__What needs to be done__
Write every line out verbatim and omit the pictures.

__Records supplied__
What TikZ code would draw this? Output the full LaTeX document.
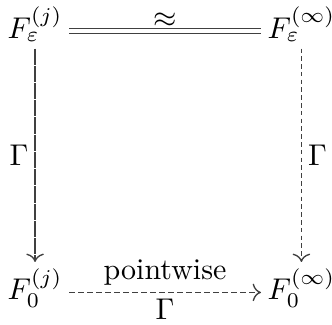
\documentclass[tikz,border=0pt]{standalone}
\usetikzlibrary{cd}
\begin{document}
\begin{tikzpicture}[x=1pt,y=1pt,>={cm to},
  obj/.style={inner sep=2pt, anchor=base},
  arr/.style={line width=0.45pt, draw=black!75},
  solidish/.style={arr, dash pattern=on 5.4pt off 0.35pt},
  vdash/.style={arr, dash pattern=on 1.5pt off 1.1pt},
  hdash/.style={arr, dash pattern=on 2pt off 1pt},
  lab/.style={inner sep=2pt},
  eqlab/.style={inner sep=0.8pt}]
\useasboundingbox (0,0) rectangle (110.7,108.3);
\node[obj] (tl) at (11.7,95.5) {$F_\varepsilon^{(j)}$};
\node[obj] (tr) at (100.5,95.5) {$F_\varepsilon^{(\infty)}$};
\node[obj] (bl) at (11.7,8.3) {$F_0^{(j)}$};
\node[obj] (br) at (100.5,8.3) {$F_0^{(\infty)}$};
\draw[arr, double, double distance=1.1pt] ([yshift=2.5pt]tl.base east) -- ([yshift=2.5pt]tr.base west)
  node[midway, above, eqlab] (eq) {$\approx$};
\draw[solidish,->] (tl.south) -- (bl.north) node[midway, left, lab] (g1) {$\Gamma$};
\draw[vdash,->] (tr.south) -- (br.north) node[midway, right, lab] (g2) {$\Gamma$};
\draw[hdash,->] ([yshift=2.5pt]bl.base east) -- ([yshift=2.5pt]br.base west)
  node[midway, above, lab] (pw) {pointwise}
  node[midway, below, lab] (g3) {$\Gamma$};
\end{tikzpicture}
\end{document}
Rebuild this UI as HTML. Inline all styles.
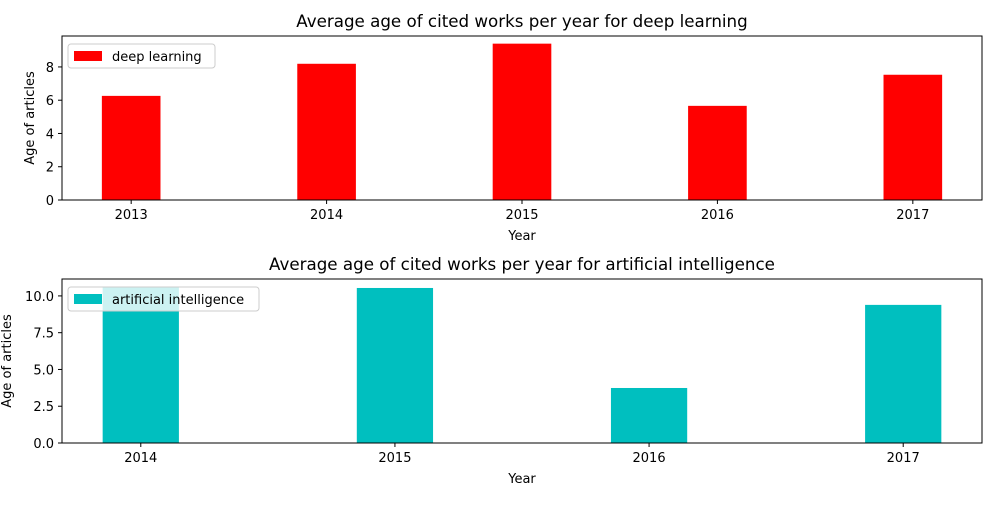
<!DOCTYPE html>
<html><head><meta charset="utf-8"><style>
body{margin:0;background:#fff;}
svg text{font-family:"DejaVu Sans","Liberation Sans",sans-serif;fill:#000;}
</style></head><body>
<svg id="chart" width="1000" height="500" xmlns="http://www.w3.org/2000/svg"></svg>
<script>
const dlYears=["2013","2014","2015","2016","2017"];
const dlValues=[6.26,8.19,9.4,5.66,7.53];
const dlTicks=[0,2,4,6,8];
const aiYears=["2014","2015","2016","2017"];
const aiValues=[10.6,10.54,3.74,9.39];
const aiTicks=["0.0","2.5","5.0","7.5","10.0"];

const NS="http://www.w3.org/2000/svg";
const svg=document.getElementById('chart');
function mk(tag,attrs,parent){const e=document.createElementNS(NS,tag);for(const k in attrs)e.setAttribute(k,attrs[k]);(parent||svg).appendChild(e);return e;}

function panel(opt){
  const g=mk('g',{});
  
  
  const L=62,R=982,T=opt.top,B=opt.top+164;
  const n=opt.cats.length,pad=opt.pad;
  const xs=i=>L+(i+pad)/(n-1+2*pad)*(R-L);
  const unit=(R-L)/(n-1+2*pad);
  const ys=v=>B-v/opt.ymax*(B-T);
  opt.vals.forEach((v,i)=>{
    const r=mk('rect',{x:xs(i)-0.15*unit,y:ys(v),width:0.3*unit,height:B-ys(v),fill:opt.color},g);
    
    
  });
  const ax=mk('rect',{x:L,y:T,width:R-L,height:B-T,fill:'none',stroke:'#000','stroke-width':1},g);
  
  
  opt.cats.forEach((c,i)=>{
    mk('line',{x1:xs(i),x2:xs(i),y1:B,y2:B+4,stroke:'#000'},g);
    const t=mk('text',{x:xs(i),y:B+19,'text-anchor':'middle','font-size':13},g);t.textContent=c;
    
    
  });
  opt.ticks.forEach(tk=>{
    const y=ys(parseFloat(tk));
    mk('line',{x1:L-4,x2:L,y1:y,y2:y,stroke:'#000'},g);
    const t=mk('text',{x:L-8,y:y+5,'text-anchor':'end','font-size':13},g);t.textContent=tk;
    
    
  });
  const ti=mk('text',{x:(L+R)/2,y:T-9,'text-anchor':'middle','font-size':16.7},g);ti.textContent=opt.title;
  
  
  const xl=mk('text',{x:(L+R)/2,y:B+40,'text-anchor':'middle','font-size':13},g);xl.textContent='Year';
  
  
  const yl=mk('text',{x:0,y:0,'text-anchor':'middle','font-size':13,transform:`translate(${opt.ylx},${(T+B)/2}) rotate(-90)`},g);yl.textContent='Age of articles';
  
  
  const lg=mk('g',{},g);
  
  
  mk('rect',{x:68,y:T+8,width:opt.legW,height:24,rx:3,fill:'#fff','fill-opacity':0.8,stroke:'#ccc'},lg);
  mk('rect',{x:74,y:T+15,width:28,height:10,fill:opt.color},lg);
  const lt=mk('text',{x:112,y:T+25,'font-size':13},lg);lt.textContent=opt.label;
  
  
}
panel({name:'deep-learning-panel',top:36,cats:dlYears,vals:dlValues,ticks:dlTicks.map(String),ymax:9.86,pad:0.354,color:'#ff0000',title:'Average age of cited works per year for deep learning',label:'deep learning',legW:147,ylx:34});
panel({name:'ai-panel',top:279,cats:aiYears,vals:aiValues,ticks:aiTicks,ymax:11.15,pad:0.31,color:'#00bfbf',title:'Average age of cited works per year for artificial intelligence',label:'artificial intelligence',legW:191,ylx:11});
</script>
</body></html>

__Finished answer__
What TikZ code would draw this? Output the full LaTeX document.
\documentclass[tikz,border=0pt]{standalone}
\usetikzlibrary{cd}
\begin{document}
\begin{tikzpicture}[x=1pt,y=1pt,>={cm to},
  obj/.style={inner sep=2pt, anchor=base},
  arr/.style={line width=0.45pt, draw=black!75},
  solidish/.style={arr, dash pattern=on 5.4pt off 0.35pt},
  vdash/.style={arr, dash pattern=on 1.5pt off 1.1pt},
  hdash/.style={arr, dash pattern=on 2pt off 1pt},
  lab/.style={inner sep=2pt},
  eqlab/.style={inner sep=0.8pt}]
\useasboundingbox (0,0) rectangle (110.7,108.3);
\node[obj] (tl) at (11.7,95.5) {$F_\varepsilon^{(j)}$};
\node[obj] (tr) at (100.5,95.5) {$F_\varepsilon^{(\infty)}$};
\node[obj] (bl) at (11.7,8.3) {$F_0^{(j)}$};
\node[obj] (br) at (100.5,8.3) {$F_0^{(\infty)}$};
\draw[arr, double, double distance=1.1pt] ([yshift=2.5pt]tl.base east) -- ([yshift=2.5pt]tr.base west)
  node[midway, above, eqlab] (eq) {$\approx$};
\draw[solidish,->] (tl.south) -- (bl.north) node[midway, left, lab] (g1) {$\Gamma$};
\draw[vdash,->] (tr.south) -- (br.north) node[midway, right, lab] (g2) {$\Gamma$};
\draw[hdash,->] ([yshift=2.5pt]bl.base east) -- ([yshift=2.5pt]br.base west)
  node[midway, above, lab] (pw) {pointwise}
  node[midway, below, lab] (g3) {$\Gamma$};
\end{tikzpicture}
\end{document}
Rebuild this UI as HTML. Inline all styles.
<!DOCTYPE html>
<html><head><meta charset="utf-8"><style>
body{margin:0;background:#fff;}
svg text{font-family:"DejaVu Sans","Liberation Sans",sans-serif;fill:#000;}
</style></head><body>
<svg id="chart" width="1000" height="500" xmlns="http://www.w3.org/2000/svg"></svg>
<script>
const dlYears=["2013","2014","2015","2016","2017"];
const dlValues=[6.26,8.19,9.4,5.66,7.53];
const dlTicks=[0,2,4,6,8];
const aiYears=["2014","2015","2016","2017"];
const aiValues=[10.6,10.54,3.74,9.39];
const aiTicks=["0.0","2.5","5.0","7.5","10.0"];

const NS="http://www.w3.org/2000/svg";
const svg=document.getElementById('chart');
function mk(tag,attrs,parent){const e=document.createElementNS(NS,tag);for(const k in attrs)e.setAttribute(k,attrs[k]);(parent||svg).appendChild(e);return e;}

function panel(opt){
  const g=mk('g',{});
  
  
  const L=62,R=982,T=opt.top,B=opt.top+164;
  const n=opt.cats.length,pad=opt.pad;
  const xs=i=>L+(i+pad)/(n-1+2*pad)*(R-L);
  const unit=(R-L)/(n-1+2*pad);
  const ys=v=>B-v/opt.ymax*(B-T);
  opt.vals.forEach((v,i)=>{
    const r=mk('rect',{x:xs(i)-0.15*unit,y:ys(v),width:0.3*unit,height:B-ys(v),fill:opt.color},g);
    
    
  });
  const ax=mk('rect',{x:L,y:T,width:R-L,height:B-T,fill:'none',stroke:'#000','stroke-width':1},g);
  
  
  opt.cats.forEach((c,i)=>{
    mk('line',{x1:xs(i),x2:xs(i),y1:B,y2:B+4,stroke:'#000'},g);
    const t=mk('text',{x:xs(i),y:B+19,'text-anchor':'middle','font-size':13},g);t.textContent=c;
    
    
  });
  opt.ticks.forEach(tk=>{
    const y=ys(parseFloat(tk));
    mk('line',{x1:L-4,x2:L,y1:y,y2:y,stroke:'#000'},g);
    const t=mk('text',{x:L-8,y:y+5,'text-anchor':'end','font-size':13},g);t.textContent=tk;
    
    
  });
  const ti=mk('text',{x:(L+R)/2,y:T-9,'text-anchor':'middle','font-size':16.7},g);ti.textContent=opt.title;
  
  
  const xl=mk('text',{x:(L+R)/2,y:B+40,'text-anchor':'middle','font-size':13},g);xl.textContent='Year';
  
  
  const yl=mk('text',{x:0,y:0,'text-anchor':'middle','font-size':13,transform:`translate(${opt.ylx},${(T+B)/2}) rotate(-90)`},g);yl.textContent='Age of articles';
  
  
  const lg=mk('g',{},g);
  
  
  mk('rect',{x:68,y:T+8,width:opt.legW,height:24,rx:3,fill:'#fff','fill-opacity':0.8,stroke:'#ccc'},lg);
  mk('rect',{x:74,y:T+15,width:28,height:10,fill:opt.color},lg);
  const lt=mk('text',{x:112,y:T+25,'font-size':13},lg);lt.textContent=opt.label;
  
  
}
panel({name:'deep-learning-panel',top:36,cats:dlYears,vals:dlValues,ticks:dlTicks.map(String),ymax:9.86,pad:0.354,color:'#ff0000',title:'Average age of cited works per year for deep learning',label:'deep learning',legW:147,ylx:34});
panel({name:'ai-panel',top:279,cats:aiYears,vals:aiValues,ticks:aiTicks,ymax:11.15,pad:0.31,color:'#00bfbf',title:'Average age of cited works per year for artificial intelligence',label:'artificial intelligence',legW:191,ylx:11});
</script>
</body></html>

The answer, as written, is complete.